* _Set problem_
Write out the listing below in full and exactly, leaving out every picture.

* _Collected material_
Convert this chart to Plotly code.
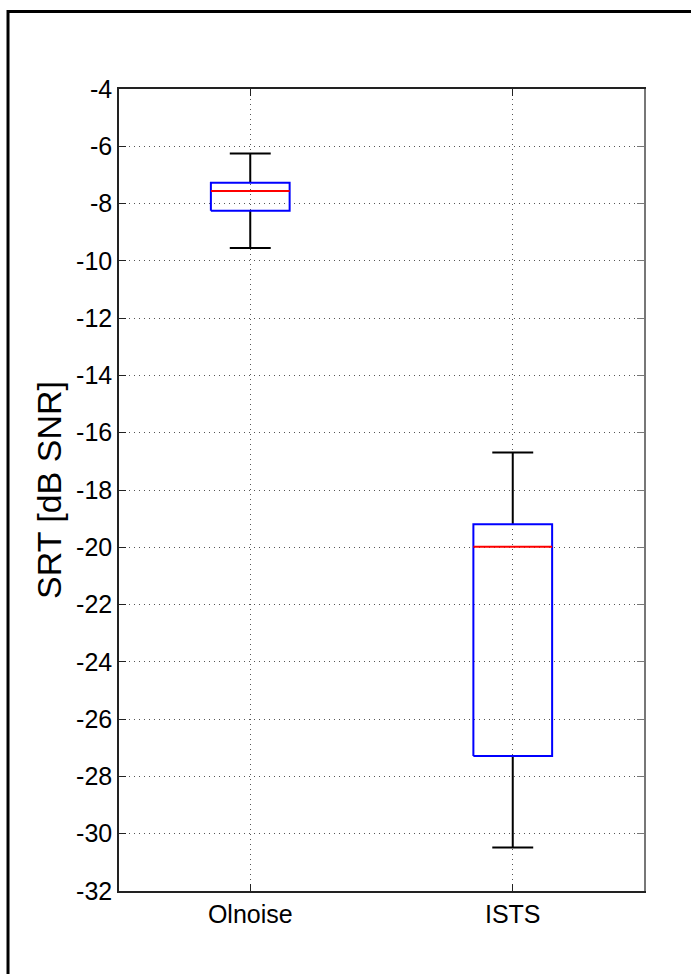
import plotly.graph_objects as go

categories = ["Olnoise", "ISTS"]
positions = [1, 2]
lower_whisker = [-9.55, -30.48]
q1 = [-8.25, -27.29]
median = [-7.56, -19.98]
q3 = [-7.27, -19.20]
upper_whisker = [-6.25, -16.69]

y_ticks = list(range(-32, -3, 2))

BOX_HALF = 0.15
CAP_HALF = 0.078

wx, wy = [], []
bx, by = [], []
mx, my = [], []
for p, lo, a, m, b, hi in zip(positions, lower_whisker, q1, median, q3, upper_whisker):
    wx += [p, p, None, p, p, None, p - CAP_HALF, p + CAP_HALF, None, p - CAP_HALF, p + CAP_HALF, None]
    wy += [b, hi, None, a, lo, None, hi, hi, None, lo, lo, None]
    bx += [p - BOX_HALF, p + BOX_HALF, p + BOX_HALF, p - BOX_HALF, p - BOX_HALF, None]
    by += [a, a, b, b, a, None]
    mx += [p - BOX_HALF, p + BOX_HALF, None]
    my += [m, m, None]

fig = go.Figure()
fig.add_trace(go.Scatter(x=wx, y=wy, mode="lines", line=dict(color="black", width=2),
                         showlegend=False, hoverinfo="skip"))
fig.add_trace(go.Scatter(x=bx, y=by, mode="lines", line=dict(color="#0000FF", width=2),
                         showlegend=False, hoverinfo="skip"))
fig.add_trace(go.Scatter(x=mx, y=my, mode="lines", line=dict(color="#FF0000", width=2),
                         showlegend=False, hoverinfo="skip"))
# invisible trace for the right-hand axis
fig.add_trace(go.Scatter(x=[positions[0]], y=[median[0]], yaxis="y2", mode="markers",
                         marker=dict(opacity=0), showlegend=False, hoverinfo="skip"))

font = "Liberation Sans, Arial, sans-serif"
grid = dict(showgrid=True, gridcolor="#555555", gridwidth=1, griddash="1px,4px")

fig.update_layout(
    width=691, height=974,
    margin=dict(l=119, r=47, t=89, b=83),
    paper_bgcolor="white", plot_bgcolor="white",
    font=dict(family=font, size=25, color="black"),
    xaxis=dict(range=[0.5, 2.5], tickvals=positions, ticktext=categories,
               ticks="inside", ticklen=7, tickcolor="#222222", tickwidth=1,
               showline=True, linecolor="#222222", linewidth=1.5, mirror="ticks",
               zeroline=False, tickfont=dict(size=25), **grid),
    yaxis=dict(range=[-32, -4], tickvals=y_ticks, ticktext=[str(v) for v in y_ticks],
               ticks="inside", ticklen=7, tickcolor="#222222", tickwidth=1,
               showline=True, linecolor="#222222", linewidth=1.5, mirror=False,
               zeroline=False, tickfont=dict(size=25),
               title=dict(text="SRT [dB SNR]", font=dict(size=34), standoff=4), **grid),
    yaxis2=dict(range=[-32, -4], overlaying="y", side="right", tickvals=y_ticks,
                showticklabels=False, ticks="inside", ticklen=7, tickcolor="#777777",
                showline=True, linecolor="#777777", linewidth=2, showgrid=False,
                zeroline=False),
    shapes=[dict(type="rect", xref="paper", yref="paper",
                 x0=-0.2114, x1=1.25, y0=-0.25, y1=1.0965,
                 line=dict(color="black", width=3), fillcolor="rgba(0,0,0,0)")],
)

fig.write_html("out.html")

* _Full solution_
Convert this chart to Plotly code.
import plotly.graph_objects as go

categories = ["Olnoise", "ISTS"]
positions = [1, 2]
lower_whisker = [-9.55, -30.48]
q1 = [-8.25, -27.29]
median = [-7.56, -19.98]
q3 = [-7.27, -19.20]
upper_whisker = [-6.25, -16.69]

y_ticks = list(range(-32, -3, 2))

BOX_HALF = 0.15
CAP_HALF = 0.078

wx, wy = [], []
bx, by = [], []
mx, my = [], []
for p, lo, a, m, b, hi in zip(positions, lower_whisker, q1, median, q3, upper_whisker):
    wx += [p, p, None, p, p, None, p - CAP_HALF, p + CAP_HALF, None, p - CAP_HALF, p + CAP_HALF, None]
    wy += [b, hi, None, a, lo, None, hi, hi, None, lo, lo, None]
    bx += [p - BOX_HALF, p + BOX_HALF, p + BOX_HALF, p - BOX_HALF, p - BOX_HALF, None]
    by += [a, a, b, b, a, None]
    mx += [p - BOX_HALF, p + BOX_HALF, None]
    my += [m, m, None]

fig = go.Figure()
fig.add_trace(go.Scatter(x=wx, y=wy, mode="lines", line=dict(color="black", width=2),
                         showlegend=False, hoverinfo="skip"))
fig.add_trace(go.Scatter(x=bx, y=by, mode="lines", line=dict(color="#0000FF", width=2),
                         showlegend=False, hoverinfo="skip"))
fig.add_trace(go.Scatter(x=mx, y=my, mode="lines", line=dict(color="#FF0000", width=2),
                         showlegend=False, hoverinfo="skip"))
# invisible trace for the right-hand axis
fig.add_trace(go.Scatter(x=[positions[0]], y=[median[0]], yaxis="y2", mode="markers",
                         marker=dict(opacity=0), showlegend=False, hoverinfo="skip"))

font = "Liberation Sans, Arial, sans-serif"
grid = dict(showgrid=True, gridcolor="#555555", gridwidth=1, griddash="1px,4px")

fig.update_layout(
    width=691, height=974,
    margin=dict(l=119, r=47, t=89, b=83),
    paper_bgcolor="white", plot_bgcolor="white",
    font=dict(family=font, size=25, color="black"),
    xaxis=dict(range=[0.5, 2.5], tickvals=positions, ticktext=categories,
               ticks="inside", ticklen=7, tickcolor="#222222", tickwidth=1,
               showline=True, linecolor="#222222", linewidth=1.5, mirror="ticks",
               zeroline=False, tickfont=dict(size=25), **grid),
    yaxis=dict(range=[-32, -4], tickvals=y_ticks, ticktext=[str(v) for v in y_ticks],
               ticks="inside", ticklen=7, tickcolor="#222222", tickwidth=1,
               showline=True, linecolor="#222222", linewidth=1.5, mirror=False,
               zeroline=False, tickfont=dict(size=25),
               title=dict(text="SRT [dB SNR]", font=dict(size=34), standoff=4), **grid),
    yaxis2=dict(range=[-32, -4], overlaying="y", side="right", tickvals=y_ticks,
                showticklabels=False, ticks="inside", ticklen=7, tickcolor="#777777",
                showline=True, linecolor="#777777", linewidth=2, showgrid=False,
                zeroline=False),
    shapes=[dict(type="rect", xref="paper", yref="paper",
                 x0=-0.2114, x1=1.25, y0=-0.25, y1=1.0965,
                 line=dict(color="black", width=3), fillcolor="rgba(0,0,0,0)")],
)

fig.write_html("out.html")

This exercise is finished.